Anima de Wajdi Mouawad

Anima de Wajdi Mouawad

Titre : Anima

Auteur : Wajdi Mouawad

Edité par Léméac et Actes sud en 2012

Sorti en poche (babel) en 2015.

Wajdi Mouawad est l’auteur de la pièce de théâtre Incendies, adapté à l’écran par Denis Villeneuve en 2010 et qui a laissé une empreinte profonde dans mon cœur.  C’est dire si cet auteur est important pour moi !

Quelle expérience étonnante et fascinante que la lecture de ce roman !

Après de multiples lectures du premier chapitre (je m’y suis bien reprise à trois ou quatre fois), je me demandais toujours qui était ce narrateur qui avait mangé le thon et bu l’eau des toilettes (je ne comprends pas vite !). Ce n’est qu’après le troisième chapitre que j’ai, enfin, compris que chaque chapitre était raconté par un animal, différent à chaque fois, témoin se trouvant sur le chemin de l’homme parti à la recherche de l’assassin de sa femme.

Cette narration originale m’a d’abord empêchée de me concentrer sur l’histoire car ma première mission était de découvrir quel était l’animal narrateur (mouche, moufette, chat ou boa…) et d’observer, d’analyser le procédé, de traquer les tentatives d’anthropomorphisme, de guetter ma proie-auteur dans l’exercice de son art.

Il m’a fallu donc une bonne centaine de pages pour lâcher prise et pour entrer pleinement dans le vif du sujet. Mais à partir de ce moment-là, tous mes sens ont été capturés par les mots. Je ressentais, je sentais, je souffrais avec le personnage principal. La puissance des odeurs, la violence des mots, les scènes à peine supportables, tout m’a happée, m’a fascinée, m’a retournée et vidée de ma propre substance. Parfois, j’ai été obligée de poser le livre, pour reprendre haleine, pour reprendre pied avec ma réalité, moins sauvage, moins bestiale mais tout aussi humaine.

Ce roman n’est pas à mettre entre toutes les mains… personnes sensibles s’abstenir !

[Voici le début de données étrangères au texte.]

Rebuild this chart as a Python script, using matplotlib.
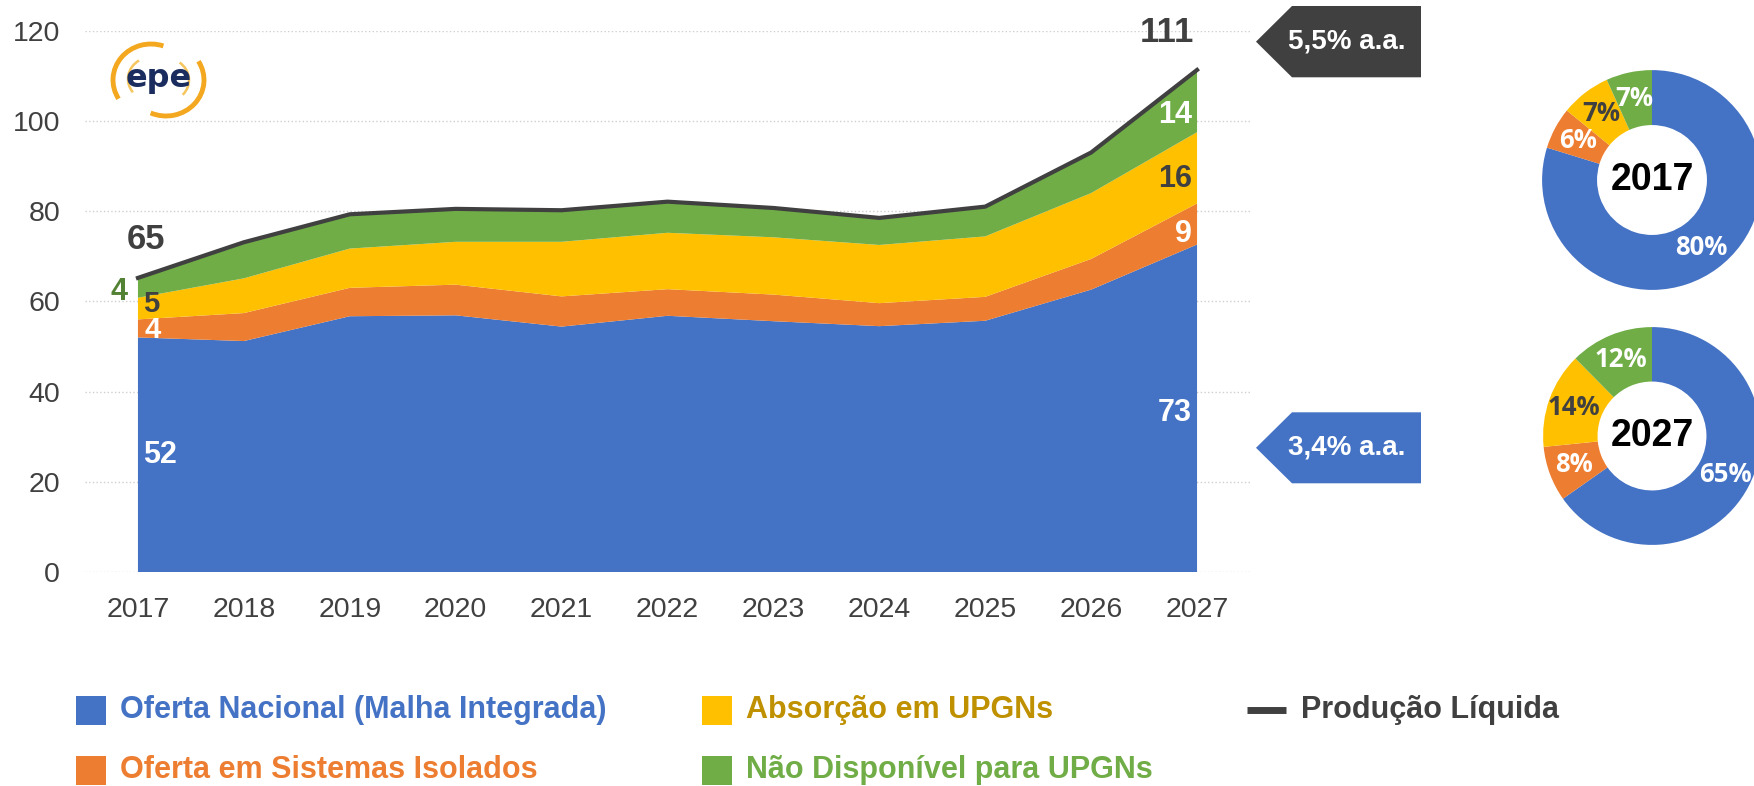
import numpy as np
import matplotlib
matplotlib.use("Agg")
import matplotlib.pyplot as plt
from matplotlib.patches import Polygon, Rectangle, Arc

plt.rcParams['font.family'] = ['Liberation Sans', 'DejaVu Sans']

# dados (milhões m3/dia)
anos = [2017, 2018, 2019, 2020, 2021, 2022, 2023, 2024, 2025, 2026, 2027]
nacional = [52.0, 51.2, 56.7, 56.9, 54.4, 56.8, 55.6, 54.5, 55.7, 62.6, 72.6]
isolados = [4.0, 6.2, 6.3, 6.8, 6.7, 5.9, 5.9, 5.1, 5.3, 6.8, 9.1]
absorcao = [4.8, 7.7, 8.7, 9.5, 12.1, 12.5, 12.7, 12.9, 13.4, 14.6, 15.8]
nao_disp = [4.4, 8.0, 7.6, 7.3, 7.0, 6.9, 6.5, 6.0, 6.6, 9.0, 13.8]

series = ['Oferta Nacional (Malha Integrada)', 'Oferta em Sistemas Isolados',
          'Absorção em UPGNs', 'Não Disponível para UPGNs']
cores = ['#4472C4', '#ED7D31', '#FFC000', '#70AD47']
cor_txt = ['#4472C4', '#ED7D31', '#BF9000', '#70AD47']
escuro = '#404040'

W, H = 1754, 786
fig = plt.figure(figsize=(W / 100, H / 100), dpi=100)

stack = np.array([nacional, isolados, absorcao, nao_disp])
topo = np.cumsum(stack, axis=0)
base = np.vstack([np.zeros(len(anos)), topo[:-1]])
total = topo[-1]

ax = fig.add_axes([85 / W, 1 - 572 / H, (1250 - 85) / W, (572 - 30.7) / H])
ax.stackplot(anos, *stack, colors=cores, linewidth=0)
ax.plot(anos, total, color=escuro, lw=3)
ax.set_xlim(2016.5, 2027.5)
ax.set_ylim(0, 120)
ax.set_yticks(range(0, 121, 20))
ax.set_xticks(anos)
ax.grid(axis='y', ls=':', color='#cfcfcf', lw=1)
ax.set_axisbelow(True)
for s in ax.spines.values():
    s.set_visible(False)
ax.tick_params(length=0, labelsize=20.5, colors=escuro, pad=18)


def meio(k, x):
    return (np.interp(x, anos, base[k]) + np.interp(x, anos, topo[k])) / 2


# rótulos 2017
ax.text(2017.05, meio(0, 2017.2), f"{nacional[0]:.0f}", color='white', fontsize=22,
        fontweight='bold', ha='left', va='center')
ax.text(2017.06, meio(1, 2017.2) - 0.4, f"{isolados[0]:.0f}", color='white', fontsize=21,
        fontweight='bold', ha='left', va='center')
ax.text(2017.05, meio(2, 2017.2) + 0.4, f"{absorcao[0]:.0f}", color=escuro, fontsize=21,
        fontweight='bold', ha='left', va='center')
ax.text(2016.9, meio(3, 2017) - 1, f"{nao_disp[0]:.0f}", color='#548235', fontsize=22,
        fontweight='bold', ha='right', va='center')
ax.text(2017.08, total[0] + 8.6, f"{total[0]:.0f}", color=escuro, fontsize=25,
        fontweight='bold', ha='center', va='center')

# rótulos 2027
ax.text(2026.95, meio(0, 2026.8), f"{nacional[-1]:.0f}", color='white', fontsize=22,
        fontweight='bold', ha='right', va='center')
ax.text(2026.95, meio(1, 2026.8), f"{isolados[-1]:.0f}", color='white', fontsize=22,
        fontweight='bold', ha='right', va='center')
ax.text(2026.95, meio(2, 2026.8), f"{absorcao[-1]:.0f}", color=escuro, fontsize=22,
        fontweight='bold', ha='right', va='center')
ax.text(2026.95, meio(3, 2026.8), f"{nao_disp[-1]:.0f}", color='white', fontsize=22,
        fontweight='bold', ha='right', va='center')
ax.text(2026.97, total[-1] + 8.2, f"{total[-1]:.0f}", color=escuro, fontsize=25,
        fontweight='bold', ha='right', va='center', clip_on=False)

# rosquinhas
cor_pct = ['white', 'white', escuro, 'white']
for i, (cx, cy, r) in zip([0, -1], [(1652, 180, 111), (1652, 436, 110)]):
    axp = fig.add_axes([(cx - r) / W, 1 - (cy + r) / H, 2 * r / W, 2 * r / H])
    _, _, pct = axp.pie(stack[:, i], colors=cores, startangle=90, counterclock=False,
                        wedgeprops=dict(width=0.5, linewidth=0), autopct='%1.0f%%',
                        pctdistance=0.76,
                        textprops=dict(fontsize=18.5, fontweight='bold',
                                       family=['Open Sans', 'DejaVu Sans']))
    for t, c in zip(pct, cor_pct):
        t.set_color(c)
    axp.text(0, 0, str(anos[i]), ha='center', va='center', fontsize=27,
             fontweight='bold', color='black')
    axp.set_xlim(-1.01, 1.01)
    axp.set_ylim(-1.01, 1.01)

# camada em pixels: setas, logo, legenda
ov = fig.add_axes([0, 0, 1, 1])
ov.set_xlim(0, W)
ov.set_ylim(H, 0)
ov.axis('off')

tx_total = (total[-1] / total[0]) ** (1 / 10) - 1
tx_nac = (nacional[-1] / nacional[0]) ** (1 / 10) - 1
for (y0, y1), cor, tx in [((6, 77.3), escuro, tx_total), ((412.3, 483.3), cores[0], tx_nac)]:
    ym = (y0 + y1) / 2
    ov.add_patch(Polygon([(1256, ym), (1292, y0), (1421, y0), (1421, y1), (1292, y1)],
                         closed=True, color=cor, lw=0))
    ov.text(1347, ym, f"{tx * 100:.1f}% a.a.".replace('.', ',', 1), color='white',
            fontsize=20, fontweight='bold', ha='center', va='center')

# logo epe
ov.add_patch(Arc((151, 80), 76, 72, theta1=150, theta2=290, color='#F3A81F', lw=3.5))
ov.add_patch(Arc((166, 80), 76, 72, theta1=-30, theta2=115, color='#F3A81F', lw=3.5))
ov.add_patch(Arc((152, 79), 48, 44, theta1=145, theta2=235, color='#F6C65E', lw=1.8))
ov.add_patch(Arc((165, 80), 48, 44, theta1=-50, theta2=40, color='#F6C65E', lw=1.8))
ov.text(159, 78, 'epe', color='#1B2C5E', fontsize=23, fontweight='bold',
        family='DejaVu Sans', ha='center', va='center')

# legenda
fleg = dict(fontsize=22, fontweight='bold', va='center',
            family=['Liberation Sans Narrow', 'Liberation Sans'])
pos = [(76, 710), (76, 770), (702, 710), (702, 770)]
for (x, y), nome, c, ct in zip(pos, series, cores, cor_txt):
    ov.add_patch(Rectangle((x, y - 14.5), 30, 29, color=c, lw=0))
    ov.text(x + 44, y, nome, color=ct, **fleg)
ov.plot([1247, 1286], [710, 710], color=escuro, lw=5, solid_capstyle='butt')
ov.text(1301, 710, 'Produção Líquida', color=escuro, **fleg)

fig.savefig('out.png', dpi=100)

Mais quelle construction, quelle puissance ! C’est une descente aux enfers, digne d’une tragédie grecque, une descente pour une possible rédemption et qui passe par des sacrifices obligatoires.

Cette histoire n’est pas seulement celle d’un homme qui part à la poursuite de l’assassin de sa femme, c’est aussi celle d’un homme qui va lever le voile sur ses origines, ce qui va l’emmener à entendre et comprendre ce qui s’est passé à Sabra et Chatila en septembre 1982, ce qui est arrivé à sa famille, comprendre qui il est, d’où il vient et pourquoi il est devenu cet homme-là, broyé par la mort horrible de sa femme, hanté par des images obsédantes.

Je n’arrive pas à mettre des mots sur le dixième de ce que j’ai ressenti à la lecture de ce terrible trésor. Je n’ai qu’une chose à dire : lisez-le… si vous le pouvez. Il est unique, il est d’une beauté effrayante, il est d’une puissance et d’une violence peu égalées en littérature contemporaine.

Voilà un roman que je n’oublierai pas de sitôt. Il est gravé, là, au plus profond de mon être. Je n’aurais pas lu ce livre sans les articles de Mior et Papillon… Merci à elles. En revanche, heureusement que je les avais oubliés, car j’ai apprécié d’être saisie par le procédé narratif.